*Direction*: Check every line below for the string "this", and copy the lines that contain it.

[Start]

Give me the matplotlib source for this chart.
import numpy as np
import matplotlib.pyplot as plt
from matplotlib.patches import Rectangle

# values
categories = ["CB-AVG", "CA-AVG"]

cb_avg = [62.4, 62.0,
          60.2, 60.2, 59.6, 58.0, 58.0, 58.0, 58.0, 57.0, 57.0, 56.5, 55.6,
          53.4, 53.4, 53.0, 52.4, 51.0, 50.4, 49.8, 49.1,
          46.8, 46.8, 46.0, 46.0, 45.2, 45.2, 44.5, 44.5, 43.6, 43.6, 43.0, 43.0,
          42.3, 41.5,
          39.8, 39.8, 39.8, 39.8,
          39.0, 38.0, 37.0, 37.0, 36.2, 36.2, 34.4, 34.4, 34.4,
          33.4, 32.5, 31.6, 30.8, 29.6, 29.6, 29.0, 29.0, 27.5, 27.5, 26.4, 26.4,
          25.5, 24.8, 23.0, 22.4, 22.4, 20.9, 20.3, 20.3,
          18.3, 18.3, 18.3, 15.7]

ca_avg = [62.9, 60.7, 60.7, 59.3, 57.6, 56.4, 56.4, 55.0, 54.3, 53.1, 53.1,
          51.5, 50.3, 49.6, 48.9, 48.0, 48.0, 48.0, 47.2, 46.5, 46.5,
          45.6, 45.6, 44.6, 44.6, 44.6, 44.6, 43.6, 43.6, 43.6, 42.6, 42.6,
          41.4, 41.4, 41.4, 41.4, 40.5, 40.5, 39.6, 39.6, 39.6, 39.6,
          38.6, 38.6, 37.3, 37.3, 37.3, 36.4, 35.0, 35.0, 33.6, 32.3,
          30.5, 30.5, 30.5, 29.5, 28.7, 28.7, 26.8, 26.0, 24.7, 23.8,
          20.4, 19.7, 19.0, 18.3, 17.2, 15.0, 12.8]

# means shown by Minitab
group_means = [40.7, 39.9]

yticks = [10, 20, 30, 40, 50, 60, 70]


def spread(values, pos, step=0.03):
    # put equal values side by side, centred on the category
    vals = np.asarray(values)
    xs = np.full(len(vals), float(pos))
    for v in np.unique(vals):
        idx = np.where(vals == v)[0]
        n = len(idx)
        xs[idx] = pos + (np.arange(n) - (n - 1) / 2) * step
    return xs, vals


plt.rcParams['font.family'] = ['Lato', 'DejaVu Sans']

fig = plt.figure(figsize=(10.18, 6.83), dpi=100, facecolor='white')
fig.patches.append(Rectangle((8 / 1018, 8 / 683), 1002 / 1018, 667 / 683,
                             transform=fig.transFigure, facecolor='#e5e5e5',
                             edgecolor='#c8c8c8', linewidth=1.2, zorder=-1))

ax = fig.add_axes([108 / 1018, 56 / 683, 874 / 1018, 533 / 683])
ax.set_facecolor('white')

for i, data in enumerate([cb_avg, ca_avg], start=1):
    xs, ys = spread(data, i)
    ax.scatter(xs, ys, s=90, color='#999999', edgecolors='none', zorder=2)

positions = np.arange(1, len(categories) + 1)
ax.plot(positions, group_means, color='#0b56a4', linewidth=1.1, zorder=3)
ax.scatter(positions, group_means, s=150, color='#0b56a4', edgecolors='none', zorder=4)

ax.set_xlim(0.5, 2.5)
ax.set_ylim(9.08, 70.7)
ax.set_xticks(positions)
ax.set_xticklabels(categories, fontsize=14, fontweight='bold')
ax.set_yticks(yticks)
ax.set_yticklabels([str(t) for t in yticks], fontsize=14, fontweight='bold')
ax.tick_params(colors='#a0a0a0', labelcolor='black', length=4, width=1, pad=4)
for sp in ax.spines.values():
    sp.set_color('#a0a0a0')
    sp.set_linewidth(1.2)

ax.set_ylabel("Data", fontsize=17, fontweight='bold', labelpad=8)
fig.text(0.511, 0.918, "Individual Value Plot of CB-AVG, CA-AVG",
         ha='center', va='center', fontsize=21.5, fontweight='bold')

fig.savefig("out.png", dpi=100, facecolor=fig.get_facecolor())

[End]
[Start]

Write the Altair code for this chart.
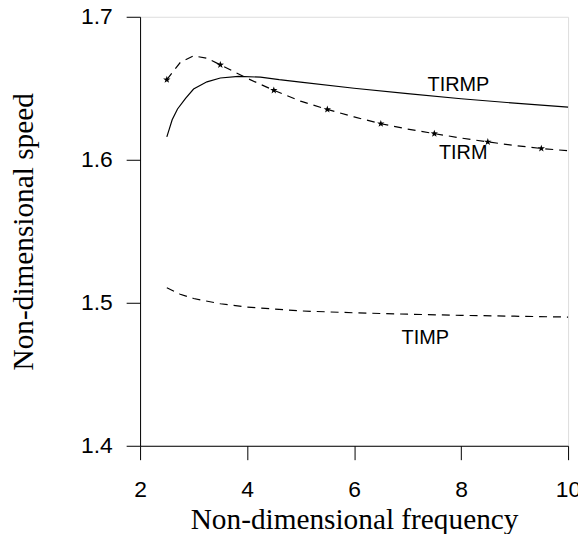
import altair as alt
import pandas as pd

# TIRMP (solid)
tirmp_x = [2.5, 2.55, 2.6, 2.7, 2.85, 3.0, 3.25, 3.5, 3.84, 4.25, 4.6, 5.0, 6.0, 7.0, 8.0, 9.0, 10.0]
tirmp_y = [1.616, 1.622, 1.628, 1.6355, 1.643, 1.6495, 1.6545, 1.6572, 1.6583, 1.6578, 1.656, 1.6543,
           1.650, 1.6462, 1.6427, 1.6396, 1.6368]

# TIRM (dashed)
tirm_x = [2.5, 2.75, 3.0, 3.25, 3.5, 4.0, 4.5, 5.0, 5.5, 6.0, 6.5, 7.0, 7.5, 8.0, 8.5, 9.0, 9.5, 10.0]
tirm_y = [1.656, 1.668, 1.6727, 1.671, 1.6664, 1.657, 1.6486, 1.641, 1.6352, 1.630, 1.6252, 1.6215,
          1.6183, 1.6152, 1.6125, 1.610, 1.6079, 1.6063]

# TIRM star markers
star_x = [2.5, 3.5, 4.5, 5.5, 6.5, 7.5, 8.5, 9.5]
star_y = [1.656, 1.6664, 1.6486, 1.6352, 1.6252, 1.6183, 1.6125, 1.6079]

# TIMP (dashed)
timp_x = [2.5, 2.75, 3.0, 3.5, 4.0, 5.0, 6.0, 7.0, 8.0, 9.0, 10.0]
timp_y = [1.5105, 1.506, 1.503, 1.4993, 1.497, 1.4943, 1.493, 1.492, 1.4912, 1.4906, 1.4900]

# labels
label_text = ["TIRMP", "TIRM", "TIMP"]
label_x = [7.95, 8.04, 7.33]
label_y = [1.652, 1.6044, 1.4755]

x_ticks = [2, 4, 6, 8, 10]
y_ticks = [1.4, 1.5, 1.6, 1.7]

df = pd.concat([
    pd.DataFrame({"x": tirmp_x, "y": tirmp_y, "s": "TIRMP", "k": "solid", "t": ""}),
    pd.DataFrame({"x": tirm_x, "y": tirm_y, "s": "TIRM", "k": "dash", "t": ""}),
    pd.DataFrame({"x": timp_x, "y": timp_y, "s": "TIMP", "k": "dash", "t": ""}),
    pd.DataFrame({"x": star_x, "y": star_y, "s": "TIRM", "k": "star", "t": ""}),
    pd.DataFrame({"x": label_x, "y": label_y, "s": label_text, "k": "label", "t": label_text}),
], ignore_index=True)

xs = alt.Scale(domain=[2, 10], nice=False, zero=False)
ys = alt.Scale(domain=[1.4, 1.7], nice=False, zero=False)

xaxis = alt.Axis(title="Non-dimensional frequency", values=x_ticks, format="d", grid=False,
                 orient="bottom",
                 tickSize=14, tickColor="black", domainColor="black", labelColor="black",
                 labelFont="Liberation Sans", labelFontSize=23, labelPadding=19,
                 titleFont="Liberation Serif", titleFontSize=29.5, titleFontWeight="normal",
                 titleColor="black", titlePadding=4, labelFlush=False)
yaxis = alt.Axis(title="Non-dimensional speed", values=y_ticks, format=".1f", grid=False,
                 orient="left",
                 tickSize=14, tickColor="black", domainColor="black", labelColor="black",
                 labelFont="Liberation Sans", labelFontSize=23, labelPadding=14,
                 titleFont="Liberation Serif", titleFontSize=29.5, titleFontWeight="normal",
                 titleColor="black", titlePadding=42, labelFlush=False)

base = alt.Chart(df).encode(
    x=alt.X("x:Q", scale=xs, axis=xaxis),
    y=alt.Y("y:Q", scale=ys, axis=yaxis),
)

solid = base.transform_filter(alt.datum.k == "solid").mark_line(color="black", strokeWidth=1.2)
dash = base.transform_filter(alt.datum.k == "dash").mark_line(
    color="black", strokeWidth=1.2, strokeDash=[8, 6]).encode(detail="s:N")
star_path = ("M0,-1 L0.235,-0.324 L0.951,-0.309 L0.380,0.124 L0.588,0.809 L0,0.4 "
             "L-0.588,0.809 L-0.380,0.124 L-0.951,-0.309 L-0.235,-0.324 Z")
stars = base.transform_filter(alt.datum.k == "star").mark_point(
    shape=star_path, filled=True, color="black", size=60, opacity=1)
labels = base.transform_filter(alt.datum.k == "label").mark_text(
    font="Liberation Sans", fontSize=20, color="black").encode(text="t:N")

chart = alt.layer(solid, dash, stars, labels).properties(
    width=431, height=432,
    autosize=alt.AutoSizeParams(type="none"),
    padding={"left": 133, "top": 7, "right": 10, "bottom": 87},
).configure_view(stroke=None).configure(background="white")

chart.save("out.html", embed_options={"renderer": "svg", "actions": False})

[End]

*Expected answer*:
Give me the matplotlib source for this chart.
Write the Altair code for this chart.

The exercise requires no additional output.